OK, you might be saying right now. So what?

Well, how about using this to figure out what ingredients were being used to make nuclear bombs? Say the government would like to keep the recipe (and the ingredients) for the nuclear bomb a secret. But what if you decide to take a look at the stock market data? What if you try to see if there is an increase in the stock price of firms that make the ingredients likely to be used in a nuclear bomb?

If the stuff that your firm produces (call this x) is in high demand, your firm’s stock price will go up (call this y). If y has gone up, it (almost certainly) will be because of x going up. So if I can check if y has gone up, I can assume that x will be up, and hey, I can figure out the ingredients for a nuclear bomb.

Sounds outlandish? Try this on for size:

Realizing that positive developments in the testing and mass production of the two-stage thermonuclear (hydrogen) bomb would boost future cash flows and thus market capitalizations of the relevant companies, Alchian used stock prices of publicly traded industrial corporations to infer the secret fuel component in the device in a paper titled “The Stock Market Speaks.” Alchian (2000) relates the story in an interview:
We knew they were developing this H-bomb, but we wanted to know, what’s in it? What’s the fissile material? Well there’s thorium, thallium, beryllium, and something else, and we asked Herman Kahn and he said, ‘Can’t tell you’… I said, ‘I’ll find out’, so I went down to the RAND library and had them get for me the US Government’s Dept. of Commerce Yearbook which has items on every industry by product, so I went through and looked up thorium, who makes it, looked up beryllium, who makes it, looked them all up, took me about 10 minutes to do it, and got them. There were about five companies, five of these things, and then I called Dean Witter… they had the names of the companies also making these things, ‘Look up for me the price of these companies…’ and here were these four or five stocks going like this, and then about, I think it was September, this was now around October, one of them started to go like that, from $2 to around $10, the rest were going like this, so I thought ‘Well, that’s interesting’… I wrote it up and distributed it around the social science group the next day. I got a phone call from the head of RAND calling me in, nice guy, knew him well, he said ‘Armen, we’ve got to suppress this’… I said ‘Yes, sir’, and I took it and put it away, and that was the first event study. Anyway, it made my reputation among a lot of the engineers at RAND.

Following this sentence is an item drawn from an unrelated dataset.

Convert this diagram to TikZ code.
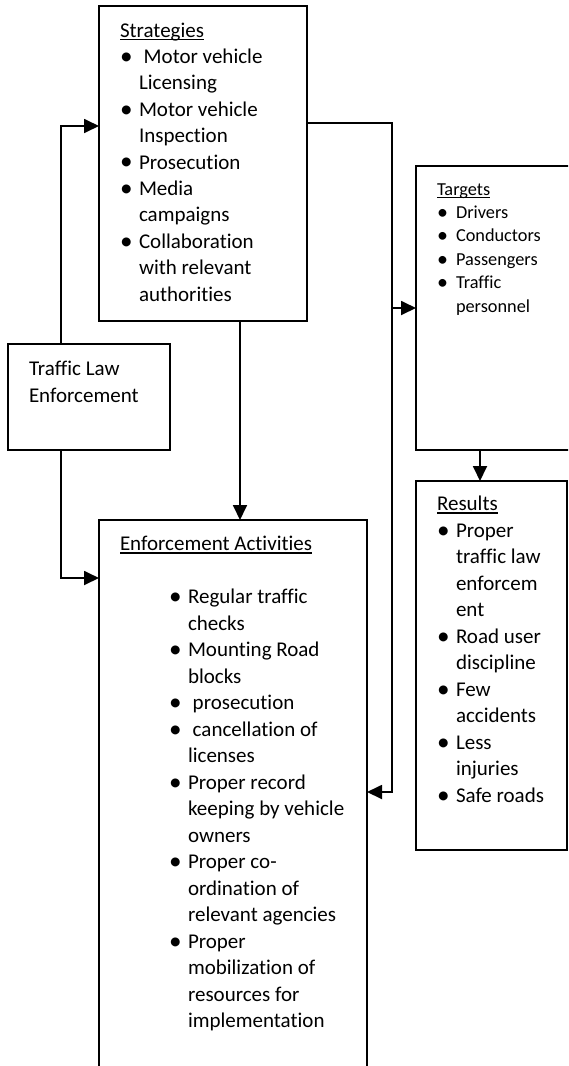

https://www.sciencedirect.com/science/article/abs/pii/S0929119914000546

I learnt about this while reading Navin Kabra’s Twitter round-up from yesterday. Navin also mentions the discovery of Neptune using the same underlying principle, and then asks this question:

Do you know other, more recent examples of people deducing important information by guessing from correlated data?

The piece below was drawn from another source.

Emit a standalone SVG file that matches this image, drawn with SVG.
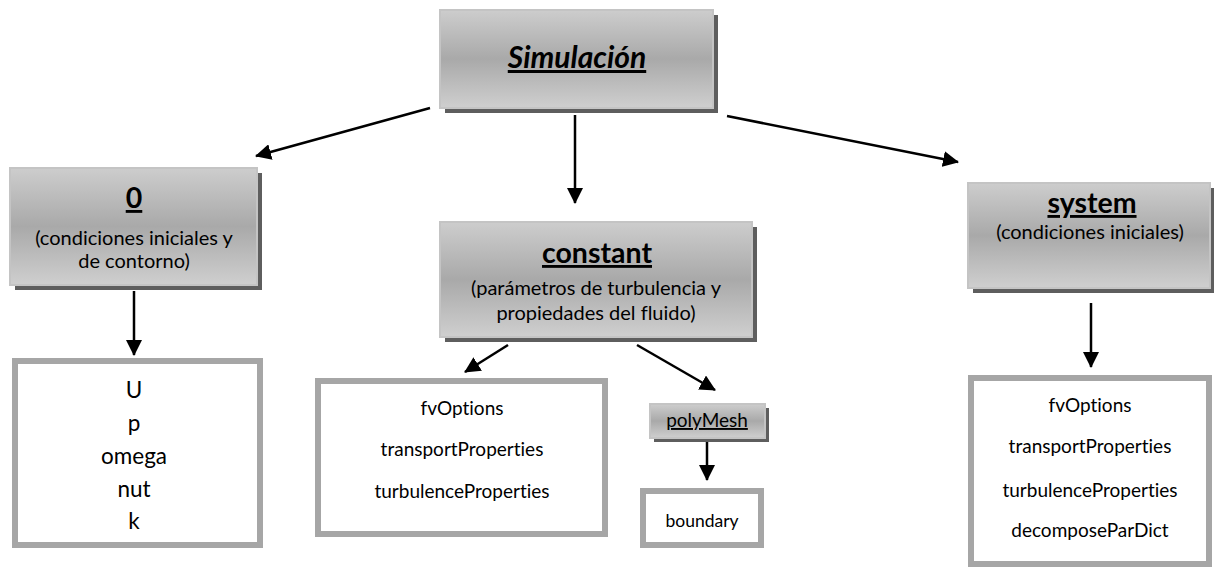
<svg xmlns="http://www.w3.org/2000/svg" width="1214" height="572" viewBox="0 0 1214 572">
<style>
.box{fill:url(#g);stroke:#c4c4c4;stroke-width:2}
.sh{fill:#5e5e5e}
.lst{fill:#fff;stroke:#a6a6a6;stroke-width:6}
.t{font-family:Lato,"Liberation Sans",sans-serif;fill:#000;text-anchor:middle;font-variant-ligatures:none}
.h{font-weight:bold;font-size:28.5px;text-decoration:underline}
.s{font-size:20px}
.l{font-size:19px}
.u{font-size:22.5px}
.c{stroke:#000;stroke-width:2.5;fill:none;marker-end:url(#a)}
</style>
<defs>
<linearGradient id="g" x1="0" y1="0" x2="0" y2="1">
<stop offset="0" stop-color="#cdcdcd"/>
<stop offset="0.5" stop-color="#a9a9a9"/>
<stop offset="1" stop-color="#cfcfcf"/>
</linearGradient>
<marker id="a" markerUnits="userSpaceOnUse" markerWidth="16" markerHeight="16" refX="15" refY="8" orient="auto">
<path d="M0,0 L16,8 L0,16 Z" fill="#000"/>
</marker>
</defs>
<g id="connectors">
<line class="c" x1="430" y1="108" x2="256" y2="156"/>
<line class="c" x1="575" y1="115" x2="575" y2="203"/>
<line class="c" x1="727" y1="116" x2="958" y2="162"/>
<line class="c" x1="134" y1="291" x2="134" y2="355"/>
<line class="c" x1="508" y1="345" x2="465" y2="372"/>
<line class="c" x1="637" y1="345" x2="715" y2="390"/>
<line class="c" x1="707" y1="442" x2="707" y2="480"/>
<line class="c" x1="1091" y1="303" x2="1091" y2="367"/>
</g>
<g id="simulacion">
<rect class="sh" x="445" y="15" width="273" height="98"/>
<rect class="box" x="440" y="10" width="273" height="98"/>
<text class="t" x="577" y="68" font-size="30" font-weight="bold" font-style="italic" text-decoration="underline">Simulación</text>
</g>
<g id="n0">
<rect class="sh" x="15" y="173" width="247" height="117"/>
<rect class="box" x="10" y="168" width="247" height="117"/>
<text class="t h" x="134" y="208">0</text>
<text class="t s" x="134" y="245">(condiciones iniciales y</text>
<text class="t s" x="134" y="268">de contorno)</text>
</g>
<g id="constant">
<rect class="sh" x="445" y="227" width="312" height="115"/>
<rect class="box" x="440" y="222" width="312" height="115"/>
<text class="t h" x="597" y="263">constant</text>
<text class="t s" x="596" y="295">(parámetros de turbulencia y</text>
<text class="t s" x="596" y="320">propiedades del fluido)</text>
</g>
<g id="system">
<rect class="sh" x="973" y="188" width="245" height="105"/>
<rect class="box" x="968" y="183" width="242" height="105"/>
<text class="t h" x="1092" y="213">system</text>
<text class="t s" x="1090" y="239">(condiciones iniciales)</text>
</g>
<g id="list0">
<rect class="lst" x="15" y="361" width="245" height="184"/>
<text class="t u" x="134" y="398">U</text>
<text class="t u" x="134" y="431">p</text>
<text class="t u" x="134" y="464">omega</text>
<text class="t u" x="134" y="497">nut</text>
<text class="t u" x="134" y="529">k</text>
</g>
<g id="listConstant">
<rect class="lst" x="318" y="381" width="287" height="153"/>
<text class="t l" x="462" y="415">fvOptions</text>
<text class="t l" x="462" y="456">transportProperties</text>
<text class="t l" x="462" y="498">turbulenceProperties</text>
</g>
<g id="polyMesh">
<rect class="sh" x="654" y="408" width="115" height="34"/>
<rect class="box" x="650" y="404" width="115" height="34"/>
<text class="t" x="707" y="427" font-size="19" text-decoration="underline">polyMesh</text>
</g>
<g id="boundary">
<rect class="lst" x="643" y="491" width="118" height="54"/>
<text class="t" x="702" y="527" font-size="17.5">boundary</text>
</g>
<g id="listSystem">
<rect class="lst" x="971" y="378" width="238" height="186"/>
<text class="t l" x="1090" y="412">fvOptions</text>
<text class="t l" x="1090" y="453">transportProperties</text>
<text class="t l" x="1090" y="497">turbulenceProperties</text>
<text class="t l" x="1090" y="537">decomposeParDict</text>
</g>
</svg>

https://futureiq.substack.com/p/best-of-twitter-antifragility-via

… and I was reminded of this tweet:


Whether it is Neptune, the nuclear bomb or the under-reporting of Covid deaths, the lesson for you as a student of economics is this: when you marry the ability to connect the dots with the ability to understand and apply statistics, truly remarkable things can happen.

Of course, the reverse is equally true, and perhaps even more important. When you marry the ability to connect the dots with a misplaced ability to understand and apply statistics, truly horrific things can happen.

Tread carefully when it comes to statistics!